Review: A Long Walk to Water

“He ran until he could not run anymore. Then he walked. For hours, until the sun was nearly gone from the sky.” page 9

A Long Walk to Water: A Novel Based on a True Story by Linda Sue Park.
Houghton Mifflin Harcourt, New York, 2010.
Middle grade realistic fiction, 121 pages.
Lexile:  720L  .
AR Level:  5.0 (worth 3.0 points) .

Southern Sudan, 2008: Nya is a young girl who, for seven months of the year, spends every day walking to a nearby pond and bringing a heavy plastic container back to her family.  After a brief stop for lunch, she repeats the task in the afternoon.  Every day.

Southern Sudan, 1985: Salva is a young boy displaced by the wars and drought that are sweeping through the Sudan.  He, too, walks for miles every day, but without a lunch, home, or destination.  He walks with the hope of survival, unlikely for a young Sudanese boy alone in the world.

A Long Walk to Water

This book has been on my TBR for a while, but originally I was under the impression it was non-fiction.  The afterword has notes from both Salva Dut and author Linda Sue Park, explaining how the story was based on his life, using interviews, personal conversations, and his writings to keep the fictionalized story as close as possible to what actually happened.

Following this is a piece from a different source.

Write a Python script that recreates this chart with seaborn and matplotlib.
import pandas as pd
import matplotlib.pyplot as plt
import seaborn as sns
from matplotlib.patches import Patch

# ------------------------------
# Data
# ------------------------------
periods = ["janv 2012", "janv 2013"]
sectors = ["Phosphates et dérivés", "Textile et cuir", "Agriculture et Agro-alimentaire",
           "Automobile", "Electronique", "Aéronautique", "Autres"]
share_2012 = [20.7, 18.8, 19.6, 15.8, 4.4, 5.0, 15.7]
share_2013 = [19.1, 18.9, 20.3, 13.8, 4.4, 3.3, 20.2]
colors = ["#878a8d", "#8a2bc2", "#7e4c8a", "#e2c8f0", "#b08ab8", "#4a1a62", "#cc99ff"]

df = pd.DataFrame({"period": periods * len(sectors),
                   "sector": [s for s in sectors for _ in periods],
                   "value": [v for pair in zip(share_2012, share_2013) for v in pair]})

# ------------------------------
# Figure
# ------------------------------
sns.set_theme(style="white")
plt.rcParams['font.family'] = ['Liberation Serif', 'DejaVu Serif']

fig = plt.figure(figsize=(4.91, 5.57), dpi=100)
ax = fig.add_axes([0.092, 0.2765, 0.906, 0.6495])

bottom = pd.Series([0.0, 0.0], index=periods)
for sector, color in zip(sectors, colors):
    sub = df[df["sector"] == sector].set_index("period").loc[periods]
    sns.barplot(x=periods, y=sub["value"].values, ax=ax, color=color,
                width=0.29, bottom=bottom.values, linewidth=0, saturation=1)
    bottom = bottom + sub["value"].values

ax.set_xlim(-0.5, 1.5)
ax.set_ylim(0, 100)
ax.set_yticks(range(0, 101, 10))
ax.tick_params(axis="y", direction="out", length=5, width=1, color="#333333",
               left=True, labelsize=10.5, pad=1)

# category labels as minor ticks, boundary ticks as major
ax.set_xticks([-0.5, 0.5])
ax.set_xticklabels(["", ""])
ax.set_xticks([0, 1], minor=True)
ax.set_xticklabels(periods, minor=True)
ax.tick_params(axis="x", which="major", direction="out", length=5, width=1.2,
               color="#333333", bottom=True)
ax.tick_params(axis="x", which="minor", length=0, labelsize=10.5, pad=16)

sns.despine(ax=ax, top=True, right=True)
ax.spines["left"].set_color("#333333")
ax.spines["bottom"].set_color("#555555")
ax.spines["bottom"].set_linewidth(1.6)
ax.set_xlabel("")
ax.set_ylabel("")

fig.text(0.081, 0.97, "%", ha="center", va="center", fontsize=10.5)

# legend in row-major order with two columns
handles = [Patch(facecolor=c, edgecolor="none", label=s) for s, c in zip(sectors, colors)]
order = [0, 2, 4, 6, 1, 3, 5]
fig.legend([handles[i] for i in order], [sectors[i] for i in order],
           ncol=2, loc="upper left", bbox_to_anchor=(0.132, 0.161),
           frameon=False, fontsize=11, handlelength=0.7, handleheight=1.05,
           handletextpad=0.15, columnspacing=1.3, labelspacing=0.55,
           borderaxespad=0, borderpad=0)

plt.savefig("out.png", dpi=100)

Nya is an entirely fictional character, but is based on real experiences of people whom Salva and Park spoke to.  Her story is told at the beginning of each chapter, in very short snippets, often less than a page.  The real meat of the story is in Salva’s journey, his perseverance, quest to better himself even in the most appalling conditions, and desire to help others.  Eventually at the end of the book, Nya’s story takes over the final chapters.

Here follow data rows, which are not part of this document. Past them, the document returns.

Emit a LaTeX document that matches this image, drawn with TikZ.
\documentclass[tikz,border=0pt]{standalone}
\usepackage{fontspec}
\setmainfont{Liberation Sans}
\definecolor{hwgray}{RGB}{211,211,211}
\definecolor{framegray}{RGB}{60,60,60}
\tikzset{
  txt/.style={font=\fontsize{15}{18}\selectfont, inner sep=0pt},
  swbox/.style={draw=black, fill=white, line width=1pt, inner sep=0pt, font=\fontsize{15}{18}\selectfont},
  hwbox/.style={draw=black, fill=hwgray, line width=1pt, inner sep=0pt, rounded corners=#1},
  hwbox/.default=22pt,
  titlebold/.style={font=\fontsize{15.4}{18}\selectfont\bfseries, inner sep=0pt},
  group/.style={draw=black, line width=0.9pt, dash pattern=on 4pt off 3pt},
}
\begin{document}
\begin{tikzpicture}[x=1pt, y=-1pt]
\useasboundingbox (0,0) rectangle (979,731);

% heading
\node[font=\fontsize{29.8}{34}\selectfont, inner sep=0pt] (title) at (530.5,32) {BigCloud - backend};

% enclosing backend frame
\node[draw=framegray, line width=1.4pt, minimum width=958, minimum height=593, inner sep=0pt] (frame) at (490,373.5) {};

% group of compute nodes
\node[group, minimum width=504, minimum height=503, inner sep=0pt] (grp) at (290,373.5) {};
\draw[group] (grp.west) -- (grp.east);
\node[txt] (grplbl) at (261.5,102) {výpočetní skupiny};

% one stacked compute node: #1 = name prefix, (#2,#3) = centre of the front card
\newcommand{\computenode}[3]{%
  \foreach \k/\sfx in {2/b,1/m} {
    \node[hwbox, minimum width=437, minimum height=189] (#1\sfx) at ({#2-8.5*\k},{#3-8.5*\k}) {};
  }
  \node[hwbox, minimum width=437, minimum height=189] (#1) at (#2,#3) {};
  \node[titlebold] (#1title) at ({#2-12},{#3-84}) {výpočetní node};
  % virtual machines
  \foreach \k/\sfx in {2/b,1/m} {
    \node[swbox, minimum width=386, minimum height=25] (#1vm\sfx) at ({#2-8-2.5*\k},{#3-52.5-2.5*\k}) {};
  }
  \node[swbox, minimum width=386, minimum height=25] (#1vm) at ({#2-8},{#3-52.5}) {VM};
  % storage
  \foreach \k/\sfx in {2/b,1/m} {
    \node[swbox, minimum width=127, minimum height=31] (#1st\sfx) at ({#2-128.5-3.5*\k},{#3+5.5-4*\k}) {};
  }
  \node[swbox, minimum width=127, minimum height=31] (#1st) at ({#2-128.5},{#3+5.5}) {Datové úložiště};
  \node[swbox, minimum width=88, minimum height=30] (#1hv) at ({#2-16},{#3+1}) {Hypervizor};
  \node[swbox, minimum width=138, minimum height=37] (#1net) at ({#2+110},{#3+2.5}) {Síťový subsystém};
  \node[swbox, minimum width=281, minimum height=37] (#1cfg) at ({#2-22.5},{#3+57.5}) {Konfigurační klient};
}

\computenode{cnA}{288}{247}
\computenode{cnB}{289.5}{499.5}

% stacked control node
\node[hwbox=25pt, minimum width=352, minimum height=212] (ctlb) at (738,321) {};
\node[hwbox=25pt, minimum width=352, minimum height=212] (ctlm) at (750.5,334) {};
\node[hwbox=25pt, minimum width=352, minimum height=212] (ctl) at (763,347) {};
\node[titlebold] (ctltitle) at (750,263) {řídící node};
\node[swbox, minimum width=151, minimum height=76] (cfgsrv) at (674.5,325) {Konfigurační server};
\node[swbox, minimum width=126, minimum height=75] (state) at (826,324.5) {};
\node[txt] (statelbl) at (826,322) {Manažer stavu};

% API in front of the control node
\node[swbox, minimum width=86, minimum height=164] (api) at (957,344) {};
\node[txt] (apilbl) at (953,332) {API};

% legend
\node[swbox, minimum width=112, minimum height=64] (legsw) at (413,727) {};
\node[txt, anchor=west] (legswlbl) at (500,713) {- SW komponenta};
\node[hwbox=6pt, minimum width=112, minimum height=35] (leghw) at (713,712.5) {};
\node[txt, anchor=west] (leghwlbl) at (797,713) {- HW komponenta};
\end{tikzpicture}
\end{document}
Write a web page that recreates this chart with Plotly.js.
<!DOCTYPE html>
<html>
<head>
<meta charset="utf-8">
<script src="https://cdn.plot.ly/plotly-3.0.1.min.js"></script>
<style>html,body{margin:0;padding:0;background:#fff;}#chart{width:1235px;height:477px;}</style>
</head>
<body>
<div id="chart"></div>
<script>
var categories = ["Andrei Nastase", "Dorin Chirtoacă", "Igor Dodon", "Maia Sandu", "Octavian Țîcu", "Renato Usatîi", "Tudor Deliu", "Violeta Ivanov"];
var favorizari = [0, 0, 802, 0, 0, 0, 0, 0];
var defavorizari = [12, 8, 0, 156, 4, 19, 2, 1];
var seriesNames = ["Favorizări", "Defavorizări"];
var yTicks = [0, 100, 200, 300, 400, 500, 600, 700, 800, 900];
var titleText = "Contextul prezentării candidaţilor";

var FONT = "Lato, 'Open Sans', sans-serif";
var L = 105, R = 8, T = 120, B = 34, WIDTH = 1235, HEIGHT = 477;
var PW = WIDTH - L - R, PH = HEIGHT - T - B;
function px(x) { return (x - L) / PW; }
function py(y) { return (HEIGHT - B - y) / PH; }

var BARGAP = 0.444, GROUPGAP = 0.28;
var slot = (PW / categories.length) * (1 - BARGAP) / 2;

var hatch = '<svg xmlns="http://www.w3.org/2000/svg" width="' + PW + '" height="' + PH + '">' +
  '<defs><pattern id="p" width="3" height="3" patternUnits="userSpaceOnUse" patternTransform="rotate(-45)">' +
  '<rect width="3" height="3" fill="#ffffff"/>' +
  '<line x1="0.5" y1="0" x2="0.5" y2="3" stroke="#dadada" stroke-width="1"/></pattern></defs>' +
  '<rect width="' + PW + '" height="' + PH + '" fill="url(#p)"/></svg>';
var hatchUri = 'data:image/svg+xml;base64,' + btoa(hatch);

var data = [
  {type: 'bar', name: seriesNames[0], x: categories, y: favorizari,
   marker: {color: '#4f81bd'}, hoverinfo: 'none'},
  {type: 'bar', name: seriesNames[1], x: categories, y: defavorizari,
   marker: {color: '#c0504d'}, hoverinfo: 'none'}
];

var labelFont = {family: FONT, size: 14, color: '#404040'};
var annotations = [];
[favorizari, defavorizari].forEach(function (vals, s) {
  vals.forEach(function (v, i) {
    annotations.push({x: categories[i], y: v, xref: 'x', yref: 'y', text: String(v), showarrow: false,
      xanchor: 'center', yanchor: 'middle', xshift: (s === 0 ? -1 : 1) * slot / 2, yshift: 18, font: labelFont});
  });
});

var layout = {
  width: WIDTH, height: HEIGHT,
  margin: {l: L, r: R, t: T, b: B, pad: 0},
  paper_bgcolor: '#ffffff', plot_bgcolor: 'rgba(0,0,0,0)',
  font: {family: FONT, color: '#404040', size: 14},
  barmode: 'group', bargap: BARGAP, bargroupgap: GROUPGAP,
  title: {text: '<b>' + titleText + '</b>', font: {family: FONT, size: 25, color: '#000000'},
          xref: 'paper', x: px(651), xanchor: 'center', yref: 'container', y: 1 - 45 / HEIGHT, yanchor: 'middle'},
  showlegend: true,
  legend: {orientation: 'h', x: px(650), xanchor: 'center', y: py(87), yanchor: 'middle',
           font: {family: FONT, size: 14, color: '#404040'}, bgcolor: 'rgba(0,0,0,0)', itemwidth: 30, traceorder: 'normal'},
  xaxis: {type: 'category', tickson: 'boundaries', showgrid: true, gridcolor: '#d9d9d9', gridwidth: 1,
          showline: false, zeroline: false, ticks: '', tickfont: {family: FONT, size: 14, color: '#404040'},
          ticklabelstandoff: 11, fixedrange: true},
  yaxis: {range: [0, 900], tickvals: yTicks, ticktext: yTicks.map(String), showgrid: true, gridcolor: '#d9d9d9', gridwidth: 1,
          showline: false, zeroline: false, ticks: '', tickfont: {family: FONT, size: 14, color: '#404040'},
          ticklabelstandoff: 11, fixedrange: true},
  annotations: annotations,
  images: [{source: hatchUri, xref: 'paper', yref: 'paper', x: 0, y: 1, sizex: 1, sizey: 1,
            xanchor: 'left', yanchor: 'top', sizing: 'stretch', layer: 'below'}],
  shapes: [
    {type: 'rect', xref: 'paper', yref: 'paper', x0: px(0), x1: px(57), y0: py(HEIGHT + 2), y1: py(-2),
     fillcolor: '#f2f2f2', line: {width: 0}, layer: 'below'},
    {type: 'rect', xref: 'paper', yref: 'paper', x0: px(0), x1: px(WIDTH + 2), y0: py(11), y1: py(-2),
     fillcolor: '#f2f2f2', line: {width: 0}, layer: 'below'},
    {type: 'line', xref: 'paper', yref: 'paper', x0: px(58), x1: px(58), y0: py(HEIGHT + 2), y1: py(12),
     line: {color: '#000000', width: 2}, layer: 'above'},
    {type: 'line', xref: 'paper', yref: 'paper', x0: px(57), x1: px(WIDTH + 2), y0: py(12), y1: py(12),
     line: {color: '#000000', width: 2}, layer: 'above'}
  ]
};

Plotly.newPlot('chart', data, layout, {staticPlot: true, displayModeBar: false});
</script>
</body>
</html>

The suspenseful nature of both stories and relatively short chapters (there are 18 chapters plus the afterwords in this 121 page book) make it a quick read.  It’s probably taking me longer to write this review than it did to read the chapter book I’m writing about!

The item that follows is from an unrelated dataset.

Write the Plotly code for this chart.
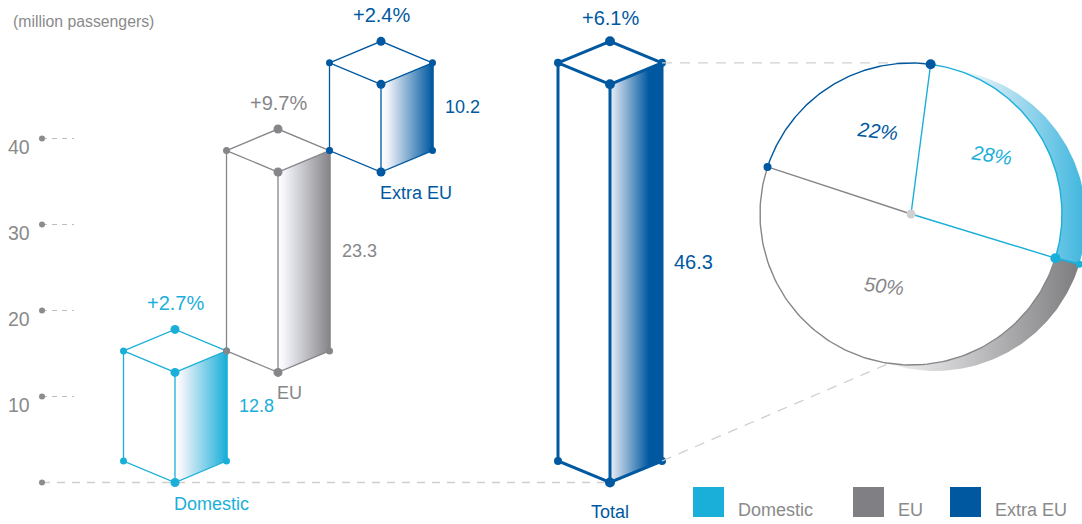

I definitely learned a bit about South Sudan, and some of the historical and modern-day events which have caused great difficulty for the people who live there.  A lot of the basics about the Lost Boys and the wars I had absorbed through various articles, but this was a good reinforcement of the information and added some details that I hadn’t known previously.

In comparison to some adult books I’ve read in the last year (Born a Crime, The Boy Who Harnessed the Wind, Long Walk to Freedom), I didn’t feel that I learned too much about that particular region of Africa, but it was a gripping and suspenseful novel.  For many American children, this book will be eye-opening both to the realities of poverty in some parts of the world, and the momentous events the American media largely ignores (wars that amount to genocide, forced conscription of child soldiers).

The front of the book has a map of the area Salva walked.  I managed to overlook this until looking up the publication information, but it could be quite helpful during the reading as Salva’s journey is marked, allowing the reader to see how he repeatedly walked across the country and through the dessert.

Linda Sue Park is Korean-American, so this book isn’t an #ownvoice but she collaborated with Salva to make sure the story appropriately represented his life.  Before this book, Park was best known for her Newberry-winning historical fiction novel A Single Shard.  I see that she’s also written some picture books, which I didn’t know until writing this review.

If you recall, a 6th grader I tutor was given Everything, Everything as a class read – they’ve now moved on to A Long Walk to Water, which is so much more appropriate!

This is a good introduction to the Sudan for middle school students up to adults wanting a quick read.  For younger children I would use discretion as death, loss, and extreme hardships do occur.  I’ve had some sensitive fifth graders who wouldn’t be able to read this, and whole classes of third graders who would have been able to handle it just fine.

See also: Review: The Red Pencil

Which Should You Read? Two Novels about Sudanese Refugees

Author: colorfulbookreviews

I work in a library by day and parent the rest of the time. I am passionate about good books representing the full spectrum of human diversity for every age group and reading level. This blog is my attempt to help parents, educators, and librarians find the best children's books authored by or featuring characters of color.

7 thoughts on “Review: A Long Walk to Water”

  1. I will add this our list because it’s about a region of the world we want to know more about. I appreciate the warning for sensitive readers. One of my twins can handle this, but I’m not sure about her sister. I’ll warn her.

    Liked by 1 person

    1. If you’re interesting in learning about Sudan, The Red Pencil might also be a good fit for your family (it also has death, loss, hardship, and depression, but is a bit lighter). I’m not keen on most novels in verse, but N enjoyed it more. We liked reading about an African Muslim girl and learned about refugees. Together the two books gave us an overview of Sudanese children’s experiences although I’m still looking for a middle grade non-fiction text to fill in the gaps in our knowledge.